Challenge: Restate the listing below word for word, omitting any images.
--------------------------------
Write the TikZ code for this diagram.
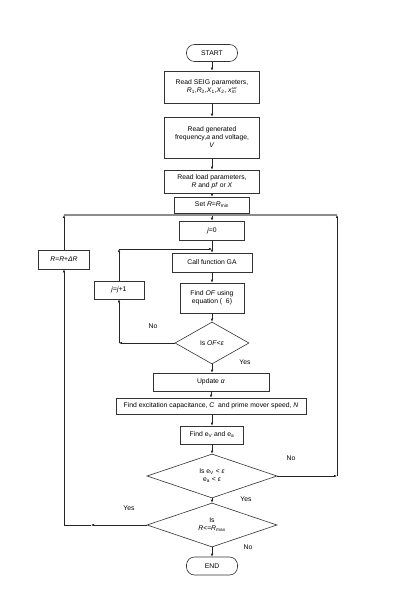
\documentclass[tikz,border=0pt]{standalone}
\usepackage{fontspec}
\setmainfont{Liberation Sans}
\usetikzlibrary{arrows.meta,shapes.geometric}
\newcommand{\fs}{\fontsize{6.8}{8}\selectfont}
\begin{document}
\begin{tikzpicture}[x=1pt,y=-1pt,
  every node/.style={font=\fs},
  box/.style={draw=black!80,line width=0.6pt,rectangle,align=center,inner sep=1pt,anchor=center},
  term/.style={box,rounded corners=8pt},
  dec/.style={draw=black!80,line width=0.6pt,diamond,align=center,inner sep=0pt,anchor=center},
  arr/.style={draw=black!85,line width=0.6pt,-{Latex[length=3pt,width=2.6pt]}},
  ln/.style={draw=black!85,line width=0.6pt},
  gln/.style={draw=black!45,line width=1.1pt},
  lab/.style={inner sep=0pt}]
\useasboundingbox (0,0) rectangle (400,609);
\fill[white] (0,0) rectangle (400,609);

\node[term,minimum width=51pt,minimum height=17pt] (start) at (212,53) {START};
\node[box,minimum width=95pt,minimum height=32pt] (seig) at (212,87)
  {Read SEIG parameters,\\ \textit{R}\textsubscript{1},\textit{R}\textsubscript{2},\textit{X}\textsubscript{1},\textit{X}\textsubscript{2}, \textit{x}\rlap{\textsubscript{\textit{m}}}\textsuperscript{\fontsize{3.5}{4}\selectfont\textit{sat}}};
\node[box,minimum width=95pt,minimum height=41pt] (gen) at (212,137.5)
  {Read generated\\ frequency,\textit{a} and voltage,\\ \textit{V}};
\node[box,minimum width=95pt,minimum height=23pt] (load) at (212,181.5)
  {Read load parameters,\\ \textit{R} and \textit{pf} or \textit{X}};
\node[box,minimum width=75pt,minimum height=16pt] (set) at (212,205)
  {Set \textit{R}=\textit{R}\textsubscript{min}};
\node[box,minimum width=65pt,minimum height=19pt] (j0) at (212,230.5) {\textit{j}=0};
\node[box,minimum width=80pt,minimum height=19pt] (call) at (212,262.5) {Call function GA};
\node[box,minimum width=64pt,minimum height=30pt] (findof) at (212,298)
  {Find \textit{OF} using\\ equation (\ \ 6)};
\node[box,minimum width=50pt,minimum height=18pt] (jj) at (119,290) {\textit{j}=\textit{j}+1};
\node[box,minimum width=51pt,minimum height=19pt] (rr) at (64,259.5) {\textit{R}=\textit{R}+\textit{ΔR}};
\node[dec,minimum width=74pt,minimum height=42pt,aspect=1.8] (dec1) at (212,343) {Is \textit{OF}<\textit{ε}};
\node[box,minimum width=116pt,minimum height=18pt] (upd) at (211,382) {Update \textit{α}};
\node[box,minimum width=190pt,minimum height=16pt] (exc) at (211,406)
  {Find excitation capacitance, \textit{C}\ \ and prime mover speed, \textit{N}};
\node[box,minimum width=63pt,minimum height=18pt] (finde) at (212,435)
  {Find e\textsubscript{V} and e\textsubscript{a}};
\node[dec,minimum width=130pt,minimum height=44pt,aspect=3] (dec2) at (212,476)
  {Is e\textsubscript{V} < \textit{ε}\\ e\textsubscript{a} < \textit{ε}};
\node[dec,minimum width=130pt,minimum height=44pt,aspect=3] (dec3) at (212,525)
  {Is\\ \textit{R}<=\textit{R}\textsubscript{max}};
\node[term,minimum width=51pt,minimum height=18pt] (end) at (212,566) {END};

% main flow
\draw[arr] (start) -- (seig);
\draw[arr] (seig) -- (gen);
\draw[arr] (gen) -- (load);
\draw[arr] (load) -- (set);
\draw[arr] (set) -- (j0);
\draw[arr] (j0) -- (call);
\draw[arr] (call) -- (findof);
\draw[arr] (findof) -- (dec1);
\draw[arr] (dec1.south) -- (dec1.south |- upd.north);
\draw[arr] (upd.south) -- (upd.south |- exc.north);
\draw[arr] (exc.south -| finde.north) -- (finde.north);
\draw[arr] (finde) -- (dec2);
\draw[arr] (dec2) -- (dec3);
\draw[arr] (dec3) -- (end);

% inner loop j
\coordinate (c1) at (jj |- dec1.west);
\coordinate (c2) at (212,249);
\coordinate (c3) at (jj |- c2);
\draw[arr] (dec1.west) -- (c1);
\draw[arr] (c1) -- (jj.south);
\draw[arr] (jj.north) -- (c3);
\draw[arr] (c3) -- (c2);

% outer loops
\coordinate (t1) at (64,215);
\coordinate (t2) at (337,215);
\coordinate (r1) at (t2 |- dec2.east);
\coordinate (m1) at (91,525);
\coordinate (l1) at (rr |- dec3.west);
\draw[gln] (t1) -- (t2);
\draw[arr] (dec2.east) -- (r1);
\draw[arr] (r1) -- (t2);
\draw[arr] (dec3.west) -- (m1);
\draw[ln] (m1) -- (l1);
\draw[arr] (l1) -- (rr.south);
\draw[arr] (rr.north) -- (t1);

% labels
\node[lab] (n1) at (153,326) {No};
\node[lab] (y1) at (245,362) {Yes};
\node[lab] (n2) at (291,458) {No};
\node[lab] (y2) at (246,499) {Yes};
\node[lab] (y3) at (129,508) {Yes};
\node[lab] (n3) at (248,547) {No};
\end{tikzpicture}
\end{document}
--------------------------------
Response to the task:
Write the TikZ code for this diagram.
\documentclass[tikz,border=0pt]{standalone}
\usepackage{fontspec}
\setmainfont{Liberation Sans}
\usetikzlibrary{arrows.meta,shapes.geometric}
\newcommand{\fs}{\fontsize{6.8}{8}\selectfont}
\begin{document}
\begin{tikzpicture}[x=1pt,y=-1pt,
  every node/.style={font=\fs},
  box/.style={draw=black!80,line width=0.6pt,rectangle,align=center,inner sep=1pt,anchor=center},
  term/.style={box,rounded corners=8pt},
  dec/.style={draw=black!80,line width=0.6pt,diamond,align=center,inner sep=0pt,anchor=center},
  arr/.style={draw=black!85,line width=0.6pt,-{Latex[length=3pt,width=2.6pt]}},
  ln/.style={draw=black!85,line width=0.6pt},
  gln/.style={draw=black!45,line width=1.1pt},
  lab/.style={inner sep=0pt}]
\useasboundingbox (0,0) rectangle (400,609);
\fill[white] (0,0) rectangle (400,609);

\node[term,minimum width=51pt,minimum height=17pt] (start) at (212,53) {START};
\node[box,minimum width=95pt,minimum height=32pt] (seig) at (212,87)
  {Read SEIG parameters,\\ \textit{R}\textsubscript{1},\textit{R}\textsubscript{2},\textit{X}\textsubscript{1},\textit{X}\textsubscript{2}, \textit{x}\rlap{\textsubscript{\textit{m}}}\textsuperscript{\fontsize{3.5}{4}\selectfont\textit{sat}}};
\node[box,minimum width=95pt,minimum height=41pt] (gen) at (212,137.5)
  {Read generated\\ frequency,\textit{a} and voltage,\\ \textit{V}};
\node[box,minimum width=95pt,minimum height=23pt] (load) at (212,181.5)
  {Read load parameters,\\ \textit{R} and \textit{pf} or \textit{X}};
\node[box,minimum width=75pt,minimum height=16pt] (set) at (212,205)
  {Set \textit{R}=\textit{R}\textsubscript{min}};
\node[box,minimum width=65pt,minimum height=19pt] (j0) at (212,230.5) {\textit{j}=0};
\node[box,minimum width=80pt,minimum height=19pt] (call) at (212,262.5) {Call function GA};
\node[box,minimum width=64pt,minimum height=30pt] (findof) at (212,298)
  {Find \textit{OF} using\\ equation (\ \ 6)};
\node[box,minimum width=50pt,minimum height=18pt] (jj) at (119,290) {\textit{j}=\textit{j}+1};
\node[box,minimum width=51pt,minimum height=19pt] (rr) at (64,259.5) {\textit{R}=\textit{R}+\textit{ΔR}};
\node[dec,minimum width=74pt,minimum height=42pt,aspect=1.8] (dec1) at (212,343) {Is \textit{OF}<\textit{ε}};
\node[box,minimum width=116pt,minimum height=18pt] (upd) at (211,382) {Update \textit{α}};
\node[box,minimum width=190pt,minimum height=16pt] (exc) at (211,406)
  {Find excitation capacitance, \textit{C}\ \ and prime mover speed, \textit{N}};
\node[box,minimum width=63pt,minimum height=18pt] (finde) at (212,435)
  {Find e\textsubscript{V} and e\textsubscript{a}};
\node[dec,minimum width=130pt,minimum height=44pt,aspect=3] (dec2) at (212,476)
  {Is e\textsubscript{V} < \textit{ε}\\ e\textsubscript{a} < \textit{ε}};
\node[dec,minimum width=130pt,minimum height=44pt,aspect=3] (dec3) at (212,525)
  {Is\\ \textit{R}<=\textit{R}\textsubscript{max}};
\node[term,minimum width=51pt,minimum height=18pt] (end) at (212,566) {END};

% main flow
\draw[arr] (start) -- (seig);
\draw[arr] (seig) -- (gen);
\draw[arr] (gen) -- (load);
\draw[arr] (load) -- (set);
\draw[arr] (set) -- (j0);
\draw[arr] (j0) -- (call);
\draw[arr] (call) -- (findof);
\draw[arr] (findof) -- (dec1);
\draw[arr] (dec1.south) -- (dec1.south |- upd.north);
\draw[arr] (upd.south) -- (upd.south |- exc.north);
\draw[arr] (exc.south -| finde.north) -- (finde.north);
\draw[arr] (finde) -- (dec2);
\draw[arr] (dec2) -- (dec3);
\draw[arr] (dec3) -- (end);

% inner loop j
\coordinate (c1) at (jj |- dec1.west);
\coordinate (c2) at (212,249);
\coordinate (c3) at (jj |- c2);
\draw[arr] (dec1.west) -- (c1);
\draw[arr] (c1) -- (jj.south);
\draw[arr] (jj.north) -- (c3);
\draw[arr] (c3) -- (c2);

% outer loops
\coordinate (t1) at (64,215);
\coordinate (t2) at (337,215);
\coordinate (r1) at (t2 |- dec2.east);
\coordinate (m1) at (91,525);
\coordinate (l1) at (rr |- dec3.west);
\draw[gln] (t1) -- (t2);
\draw[arr] (dec2.east) -- (r1);
\draw[arr] (r1) -- (t2);
\draw[arr] (dec3.west) -- (m1);
\draw[ln] (m1) -- (l1);
\draw[arr] (l1) -- (rr.south);
\draw[arr] (rr.north) -- (t1);

% labels
\node[lab] (n1) at (153,326) {No};
\node[lab] (y1) at (245,362) {Yes};
\node[lab] (n2) at (291,458) {No};
\node[lab] (y2) at (246,499) {Yes};
\node[lab] (y3) at (129,508) {Yes};
\node[lab] (n3) at (248,547) {No};
\end{tikzpicture}
\end{document}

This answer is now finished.